PASUNDAN POST | SUKABUMI — Pembangunan Perumahan Bumi Mutiara Indah (BMI) tahap 2 yang digarap PT Dasra Bangun Abadi di kawasan Parungkuda tengah menjadi sorotan publik. Dugaan pelanggaran dalam proses pembangunan proyek tersebut kian mencuat dan memantik perhatian berbagai pihak, mulai dari legislatif hingga lembaga advokasi hukum.
Ketua Komisi II DPRD Kabupaten Sukabumi, Hamzah Gurnita, SH, secara tegas menyoroti indikasi ketidaksesuaian proyek dengan aturan tata ruang dan regulasi perizinan yang berlaku. Menurutnya, persoalan ini tidak bisa dianggap sebagai isu biasa semata.
“Kasus pembangunan BMI-6 tahap 2 ini menyangkut integritas tata kelola pemerintahan, mulai dari DPTR, DPMPTSP, hingga DLH. Jika dugaan pelanggaran ini dibiarkan, maka akan mencederai prinsip negara hukum dan meruntuhkan kepercayaan masyarakat terhadap pemerintah daerah,” ujar Hamzah, Sabtu (13/12/2025).
Ia menegaskan, DPRD Kabupaten Sukabumi, khususnya Komisi II, tidak akan tinggal diam. Hamzah juga mendorong agar Bupati Sukabumi turun tangan langsung untuk melakukan evaluasi menyeluruh terhadap proyek tersebut. Apabila terbukti terdapat pelanggaran administratif, tata ruang, maupun lingkungan, ia mendesak agar sanksi tegas dijatuhkan sesuai ketentuan peraturan perundang-undangan.

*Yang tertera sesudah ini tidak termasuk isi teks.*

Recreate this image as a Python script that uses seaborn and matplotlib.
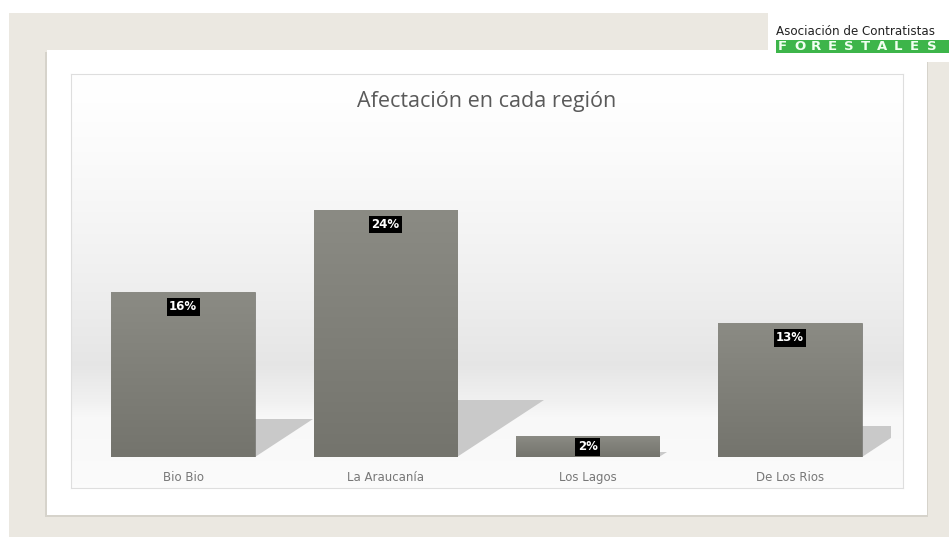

“Prioritas kami adalah memastikan birokrasi berjalan taat aturan, lingkungan hidup terlindungi, serta hak-hak masyarakat tidak dikorbankan oleh kepentingan investasi yang mengabaikan hukum,” tegasnya.

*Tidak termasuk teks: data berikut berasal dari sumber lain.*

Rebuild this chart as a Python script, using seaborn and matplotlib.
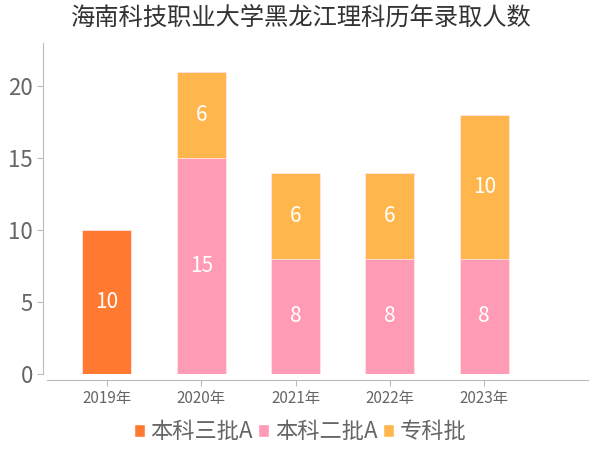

Sorotan serupa datang dari Ketua Lembaga Advokasi Tata Sistem (LATAS), Feri Permana. Ia menilai bahwa persoalan pembangunan perumahan BMI-6 tahap 2 telah memasuki ranah kepatuhan hukum yang serius. Menurutnya, setiap kegiatan pembangunan perumahan wajib tunduk pada regulasi penataan ruang, perizinan, serta perlindungan lingkungan hidup.
Feri mengingatkan bahwa Undang-Undang Nomor 26 Tahun 2007 tentang Penataan Ruang secara tegas mewajibkan kesesuaian pemanfaatan ruang dengan RTRW. Selain itu, Undang-Undang Nomor 1 Tahun 2011 tentang Perumahan dan Kawasan Permukiman mengatur kepastian status lahan, kesesuaian peruntukan ruang, serta pemenuhan prasarana, sarana, dan utilitas umum.
Terkait perizinan berusaha berbasis risiko, ia menekankan bahwa pengembang wajib mengantongi Kesesuaian Kegiatan Pemanfaatan Ruang (KKPR) serta perizinan lingkungan sebagaimana diatur dalam Undang-Undang Nomor 11 Tahun 2020 tentang Cipta Kerja dan PP Nomor 5 Tahun 2021. Ketidakpatuhan terhadap ketentuan tersebut, kata Feri, dapat berujung pada sanksi administratif hingga pencabutan izin usaha.
Ia juga menyoroti pentingnya kepatuhan terhadap Undang-Undang Nomor 32 Tahun 2009 tentang Perlindungan dan Pengelolaan Lingkungan Hidup, khususnya terkait kewajiban penyusunan dokumen AMDAL atau UKL-UPL. Pembangunan tanpa dokumen lingkungan yang sah berpotensi dikategorikan sebagai perbuatan melawan hukum.
Lebih lanjut, Feri menilai kasus PT Dasra Bangun Abadi dapat menjadi tolok ukur keseriusan birokrasi daerah dalam menegakkan supremasi hukum. Ia mengapresiasi langkah Ketua Komisi II DPRD Kabupaten Sukabumi yang menjalankan fungsi pengawasan serta mendorong kepala daerah untuk bersikap tegas.
“Jika hasil evaluasi menemukan adanya pelanggaran, pemerintah daerah wajib menjatuhkan sanksi tegas, mulai dari teguran tertulis, paksaan pemerintah, pembekuan, hingga pencabutan izin usaha. Pembangunan tidak boleh berdiri di atas pelanggaran hukum,” pungkasnya. *(Red).